--- start DATASET EXCERPT ---

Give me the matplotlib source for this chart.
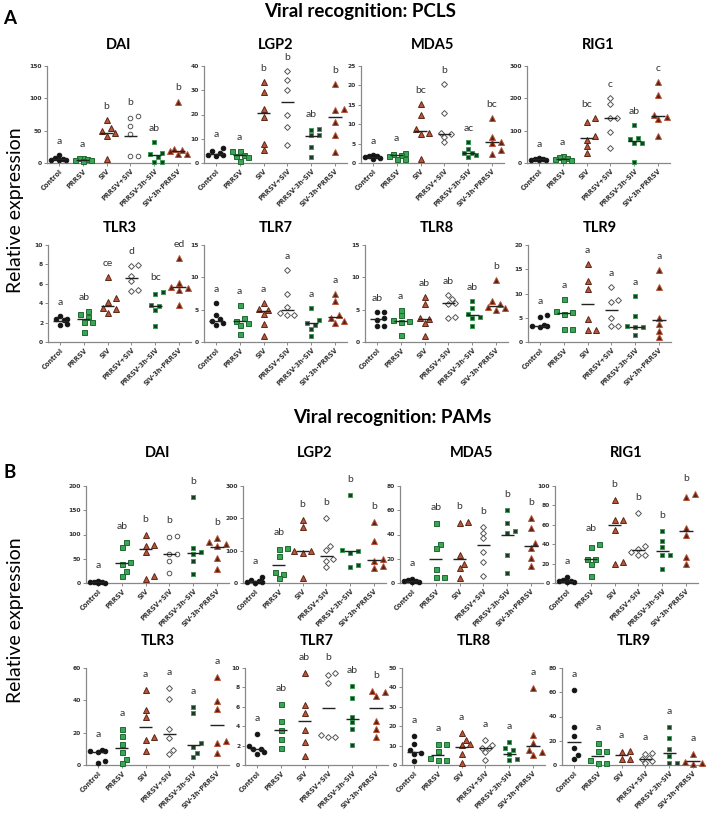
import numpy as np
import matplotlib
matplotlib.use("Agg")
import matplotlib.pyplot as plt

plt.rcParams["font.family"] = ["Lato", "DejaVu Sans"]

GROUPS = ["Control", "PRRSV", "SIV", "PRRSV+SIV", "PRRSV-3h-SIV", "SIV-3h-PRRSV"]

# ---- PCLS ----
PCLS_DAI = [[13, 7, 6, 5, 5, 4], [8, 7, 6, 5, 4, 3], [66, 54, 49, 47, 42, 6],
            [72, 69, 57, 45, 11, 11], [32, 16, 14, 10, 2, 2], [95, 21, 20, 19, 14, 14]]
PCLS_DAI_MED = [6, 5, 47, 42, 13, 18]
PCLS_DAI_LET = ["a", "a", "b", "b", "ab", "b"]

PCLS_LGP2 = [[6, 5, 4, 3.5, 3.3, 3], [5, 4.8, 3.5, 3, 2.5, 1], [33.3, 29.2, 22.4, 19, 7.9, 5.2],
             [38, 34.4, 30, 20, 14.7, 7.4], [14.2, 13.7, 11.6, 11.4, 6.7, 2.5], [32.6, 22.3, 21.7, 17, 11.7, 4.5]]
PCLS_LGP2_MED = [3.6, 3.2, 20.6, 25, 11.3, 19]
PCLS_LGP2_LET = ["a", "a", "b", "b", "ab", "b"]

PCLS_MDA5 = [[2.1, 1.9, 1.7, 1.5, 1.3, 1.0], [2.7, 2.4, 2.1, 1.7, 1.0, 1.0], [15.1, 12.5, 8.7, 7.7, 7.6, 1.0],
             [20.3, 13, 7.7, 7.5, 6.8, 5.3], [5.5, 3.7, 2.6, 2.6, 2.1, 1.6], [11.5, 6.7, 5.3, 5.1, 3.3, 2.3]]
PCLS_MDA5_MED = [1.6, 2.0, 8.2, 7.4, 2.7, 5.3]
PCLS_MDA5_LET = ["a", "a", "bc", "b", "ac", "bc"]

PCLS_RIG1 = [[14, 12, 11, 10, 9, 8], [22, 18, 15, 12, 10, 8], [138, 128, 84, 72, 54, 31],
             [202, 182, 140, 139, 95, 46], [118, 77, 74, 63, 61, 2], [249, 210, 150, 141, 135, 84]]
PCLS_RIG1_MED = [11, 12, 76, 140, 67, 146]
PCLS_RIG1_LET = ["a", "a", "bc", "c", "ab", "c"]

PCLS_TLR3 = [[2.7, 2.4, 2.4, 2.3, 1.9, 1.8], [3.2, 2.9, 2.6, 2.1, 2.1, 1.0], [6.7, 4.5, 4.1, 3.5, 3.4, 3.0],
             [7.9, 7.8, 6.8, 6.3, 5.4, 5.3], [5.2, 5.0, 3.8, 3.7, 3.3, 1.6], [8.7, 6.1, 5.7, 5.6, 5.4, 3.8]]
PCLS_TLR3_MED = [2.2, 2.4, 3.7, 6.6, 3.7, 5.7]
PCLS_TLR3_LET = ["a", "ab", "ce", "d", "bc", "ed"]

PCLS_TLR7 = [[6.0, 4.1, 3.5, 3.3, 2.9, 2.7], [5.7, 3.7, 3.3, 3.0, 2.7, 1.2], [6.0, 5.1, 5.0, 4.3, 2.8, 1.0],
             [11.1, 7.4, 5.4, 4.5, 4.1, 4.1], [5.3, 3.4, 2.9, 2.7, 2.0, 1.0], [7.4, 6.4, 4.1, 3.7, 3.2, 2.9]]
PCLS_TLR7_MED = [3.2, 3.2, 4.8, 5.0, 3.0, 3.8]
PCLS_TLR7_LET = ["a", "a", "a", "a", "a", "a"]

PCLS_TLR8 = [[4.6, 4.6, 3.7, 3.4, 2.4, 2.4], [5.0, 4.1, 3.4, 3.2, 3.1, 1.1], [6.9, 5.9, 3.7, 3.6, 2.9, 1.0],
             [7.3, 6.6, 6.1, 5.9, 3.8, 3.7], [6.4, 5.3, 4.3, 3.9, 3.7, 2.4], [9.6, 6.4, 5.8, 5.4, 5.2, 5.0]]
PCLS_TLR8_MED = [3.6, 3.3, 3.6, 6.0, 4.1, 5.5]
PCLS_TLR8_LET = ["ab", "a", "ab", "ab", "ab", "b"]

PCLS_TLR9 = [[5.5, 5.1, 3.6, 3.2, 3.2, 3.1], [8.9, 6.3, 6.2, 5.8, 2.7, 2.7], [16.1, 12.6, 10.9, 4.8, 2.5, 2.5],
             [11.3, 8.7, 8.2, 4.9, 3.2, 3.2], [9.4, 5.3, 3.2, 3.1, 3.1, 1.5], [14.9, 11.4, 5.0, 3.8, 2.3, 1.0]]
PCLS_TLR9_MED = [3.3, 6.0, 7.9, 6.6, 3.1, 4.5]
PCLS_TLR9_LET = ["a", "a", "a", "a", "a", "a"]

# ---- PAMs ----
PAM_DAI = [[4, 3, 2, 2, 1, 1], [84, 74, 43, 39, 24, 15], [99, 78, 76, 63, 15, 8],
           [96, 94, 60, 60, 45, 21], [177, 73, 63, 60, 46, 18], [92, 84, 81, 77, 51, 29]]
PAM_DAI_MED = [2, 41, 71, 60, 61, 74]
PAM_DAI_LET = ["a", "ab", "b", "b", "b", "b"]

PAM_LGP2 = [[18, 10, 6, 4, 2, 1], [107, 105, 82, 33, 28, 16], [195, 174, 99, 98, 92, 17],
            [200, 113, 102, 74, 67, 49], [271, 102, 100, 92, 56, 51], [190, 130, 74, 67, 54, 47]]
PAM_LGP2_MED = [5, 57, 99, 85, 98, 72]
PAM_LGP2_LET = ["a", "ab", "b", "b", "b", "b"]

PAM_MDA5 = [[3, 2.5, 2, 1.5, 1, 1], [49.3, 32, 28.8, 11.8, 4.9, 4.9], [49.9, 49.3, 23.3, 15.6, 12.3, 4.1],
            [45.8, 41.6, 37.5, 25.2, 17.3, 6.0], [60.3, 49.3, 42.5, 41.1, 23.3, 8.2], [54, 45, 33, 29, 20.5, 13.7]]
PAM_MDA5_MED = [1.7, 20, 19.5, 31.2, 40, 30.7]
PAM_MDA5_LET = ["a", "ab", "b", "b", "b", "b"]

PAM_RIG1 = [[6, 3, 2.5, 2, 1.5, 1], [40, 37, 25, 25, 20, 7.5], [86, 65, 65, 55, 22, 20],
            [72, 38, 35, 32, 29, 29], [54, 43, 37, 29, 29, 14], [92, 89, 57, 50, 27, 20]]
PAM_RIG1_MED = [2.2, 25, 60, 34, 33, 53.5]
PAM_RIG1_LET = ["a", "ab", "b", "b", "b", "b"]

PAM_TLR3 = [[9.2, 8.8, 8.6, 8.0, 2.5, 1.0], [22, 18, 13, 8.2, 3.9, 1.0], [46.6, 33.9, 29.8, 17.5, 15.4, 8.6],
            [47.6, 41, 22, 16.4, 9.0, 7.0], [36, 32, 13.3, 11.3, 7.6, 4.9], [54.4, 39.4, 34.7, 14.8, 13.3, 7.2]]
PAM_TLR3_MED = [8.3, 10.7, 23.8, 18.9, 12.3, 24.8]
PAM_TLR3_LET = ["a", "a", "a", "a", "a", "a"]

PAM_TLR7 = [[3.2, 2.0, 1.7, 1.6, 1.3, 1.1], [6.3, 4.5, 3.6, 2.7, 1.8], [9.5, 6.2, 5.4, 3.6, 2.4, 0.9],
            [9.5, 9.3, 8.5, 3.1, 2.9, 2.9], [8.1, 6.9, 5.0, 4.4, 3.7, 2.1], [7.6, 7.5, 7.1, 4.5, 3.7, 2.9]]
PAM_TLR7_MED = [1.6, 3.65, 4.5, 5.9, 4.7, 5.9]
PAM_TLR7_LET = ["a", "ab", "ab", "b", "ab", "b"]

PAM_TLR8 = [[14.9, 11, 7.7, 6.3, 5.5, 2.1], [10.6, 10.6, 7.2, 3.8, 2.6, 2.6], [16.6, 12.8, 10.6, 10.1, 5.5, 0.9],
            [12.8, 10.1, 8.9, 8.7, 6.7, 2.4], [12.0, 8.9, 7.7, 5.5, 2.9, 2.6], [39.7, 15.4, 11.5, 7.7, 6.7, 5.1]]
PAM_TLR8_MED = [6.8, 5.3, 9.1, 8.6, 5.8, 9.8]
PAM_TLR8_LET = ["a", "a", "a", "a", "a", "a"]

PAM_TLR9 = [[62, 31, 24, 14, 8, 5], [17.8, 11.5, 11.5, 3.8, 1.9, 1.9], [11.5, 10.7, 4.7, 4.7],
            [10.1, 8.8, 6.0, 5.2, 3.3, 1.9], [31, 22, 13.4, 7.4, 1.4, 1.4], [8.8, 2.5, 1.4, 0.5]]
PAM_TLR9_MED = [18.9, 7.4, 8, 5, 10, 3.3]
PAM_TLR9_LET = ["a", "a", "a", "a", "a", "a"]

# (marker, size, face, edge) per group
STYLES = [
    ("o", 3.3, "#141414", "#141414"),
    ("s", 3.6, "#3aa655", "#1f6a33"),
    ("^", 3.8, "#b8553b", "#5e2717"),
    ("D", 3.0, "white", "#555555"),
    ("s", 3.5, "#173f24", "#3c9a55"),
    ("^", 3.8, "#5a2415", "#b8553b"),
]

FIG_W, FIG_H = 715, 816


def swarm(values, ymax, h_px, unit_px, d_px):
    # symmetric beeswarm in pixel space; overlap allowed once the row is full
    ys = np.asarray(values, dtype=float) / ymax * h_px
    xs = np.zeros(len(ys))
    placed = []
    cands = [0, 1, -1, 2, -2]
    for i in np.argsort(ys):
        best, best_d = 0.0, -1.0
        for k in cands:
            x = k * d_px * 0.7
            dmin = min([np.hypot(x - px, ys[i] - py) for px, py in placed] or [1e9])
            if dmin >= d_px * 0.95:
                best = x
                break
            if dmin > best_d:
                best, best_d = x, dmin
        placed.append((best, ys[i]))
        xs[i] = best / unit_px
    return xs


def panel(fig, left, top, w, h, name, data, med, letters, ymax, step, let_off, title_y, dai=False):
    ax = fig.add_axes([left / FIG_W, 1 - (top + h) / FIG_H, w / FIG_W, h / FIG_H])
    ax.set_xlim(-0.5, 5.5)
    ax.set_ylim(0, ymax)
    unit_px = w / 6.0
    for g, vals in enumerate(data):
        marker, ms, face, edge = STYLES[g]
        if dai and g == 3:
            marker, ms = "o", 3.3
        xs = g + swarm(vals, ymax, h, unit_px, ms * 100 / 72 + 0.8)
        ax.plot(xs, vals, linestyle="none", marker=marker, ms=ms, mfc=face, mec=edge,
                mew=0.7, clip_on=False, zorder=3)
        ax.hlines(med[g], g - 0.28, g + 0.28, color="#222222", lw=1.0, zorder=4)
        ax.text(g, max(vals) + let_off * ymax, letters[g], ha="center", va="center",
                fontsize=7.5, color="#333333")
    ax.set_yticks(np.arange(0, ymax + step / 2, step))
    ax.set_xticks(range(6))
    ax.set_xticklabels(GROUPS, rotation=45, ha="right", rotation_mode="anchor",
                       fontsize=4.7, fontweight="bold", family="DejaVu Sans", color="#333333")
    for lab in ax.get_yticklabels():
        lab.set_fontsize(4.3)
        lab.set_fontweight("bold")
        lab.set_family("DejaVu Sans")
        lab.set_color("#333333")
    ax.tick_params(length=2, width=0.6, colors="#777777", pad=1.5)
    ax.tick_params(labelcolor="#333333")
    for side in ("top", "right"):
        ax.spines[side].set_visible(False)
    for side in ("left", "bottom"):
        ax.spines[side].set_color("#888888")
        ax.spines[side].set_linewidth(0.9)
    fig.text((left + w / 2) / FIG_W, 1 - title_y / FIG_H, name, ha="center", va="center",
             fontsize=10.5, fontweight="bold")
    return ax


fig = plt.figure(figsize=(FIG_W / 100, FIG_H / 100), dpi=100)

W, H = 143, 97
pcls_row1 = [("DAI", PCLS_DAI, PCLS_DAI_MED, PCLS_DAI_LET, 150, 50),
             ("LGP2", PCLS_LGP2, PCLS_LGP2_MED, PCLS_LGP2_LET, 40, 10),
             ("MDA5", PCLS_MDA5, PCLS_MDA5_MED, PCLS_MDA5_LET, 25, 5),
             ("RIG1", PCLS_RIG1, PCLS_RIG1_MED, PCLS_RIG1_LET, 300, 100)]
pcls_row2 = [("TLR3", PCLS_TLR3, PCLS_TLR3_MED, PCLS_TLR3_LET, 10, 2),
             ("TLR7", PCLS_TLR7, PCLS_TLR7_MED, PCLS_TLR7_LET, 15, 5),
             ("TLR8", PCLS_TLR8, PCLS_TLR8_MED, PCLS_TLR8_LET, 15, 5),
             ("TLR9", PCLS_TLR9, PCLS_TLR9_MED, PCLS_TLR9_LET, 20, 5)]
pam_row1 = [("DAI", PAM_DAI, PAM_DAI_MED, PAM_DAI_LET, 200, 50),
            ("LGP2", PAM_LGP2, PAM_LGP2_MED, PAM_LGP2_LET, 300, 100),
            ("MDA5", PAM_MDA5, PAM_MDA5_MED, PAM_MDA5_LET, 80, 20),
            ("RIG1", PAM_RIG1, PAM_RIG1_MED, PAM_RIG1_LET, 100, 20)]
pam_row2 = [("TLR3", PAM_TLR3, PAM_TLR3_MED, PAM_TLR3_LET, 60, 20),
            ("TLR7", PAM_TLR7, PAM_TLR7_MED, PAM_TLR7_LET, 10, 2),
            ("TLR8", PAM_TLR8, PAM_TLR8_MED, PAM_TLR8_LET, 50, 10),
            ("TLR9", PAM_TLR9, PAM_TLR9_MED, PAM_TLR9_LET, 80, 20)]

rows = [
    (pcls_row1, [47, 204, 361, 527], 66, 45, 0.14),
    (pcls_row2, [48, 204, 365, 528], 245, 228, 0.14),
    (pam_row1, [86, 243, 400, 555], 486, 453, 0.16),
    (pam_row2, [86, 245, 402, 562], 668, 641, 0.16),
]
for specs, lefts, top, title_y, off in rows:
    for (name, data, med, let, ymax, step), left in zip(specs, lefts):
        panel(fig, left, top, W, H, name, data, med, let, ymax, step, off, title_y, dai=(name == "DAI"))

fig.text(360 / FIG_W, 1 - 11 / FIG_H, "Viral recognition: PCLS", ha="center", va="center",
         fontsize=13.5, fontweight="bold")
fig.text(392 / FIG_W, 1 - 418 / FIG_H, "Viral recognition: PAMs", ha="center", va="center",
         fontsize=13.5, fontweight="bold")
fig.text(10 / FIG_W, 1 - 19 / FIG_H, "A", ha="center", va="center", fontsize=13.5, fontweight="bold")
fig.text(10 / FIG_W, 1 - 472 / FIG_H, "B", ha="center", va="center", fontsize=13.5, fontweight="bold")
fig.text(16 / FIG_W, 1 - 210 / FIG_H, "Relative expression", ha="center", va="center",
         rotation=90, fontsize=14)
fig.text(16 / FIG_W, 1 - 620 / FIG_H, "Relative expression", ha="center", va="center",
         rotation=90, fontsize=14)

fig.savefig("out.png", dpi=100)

--- end DATASET EXCERPT ---

→ **TASK PROMPT**
Locate all lines holding the word "matplotlib", then copy them out.

→ **EXERCISE ANSWER**
Give me the matplotlib source for this chart.
import matplotlib
matplotlib.use("Agg")
import matplotlib.pyplot as plt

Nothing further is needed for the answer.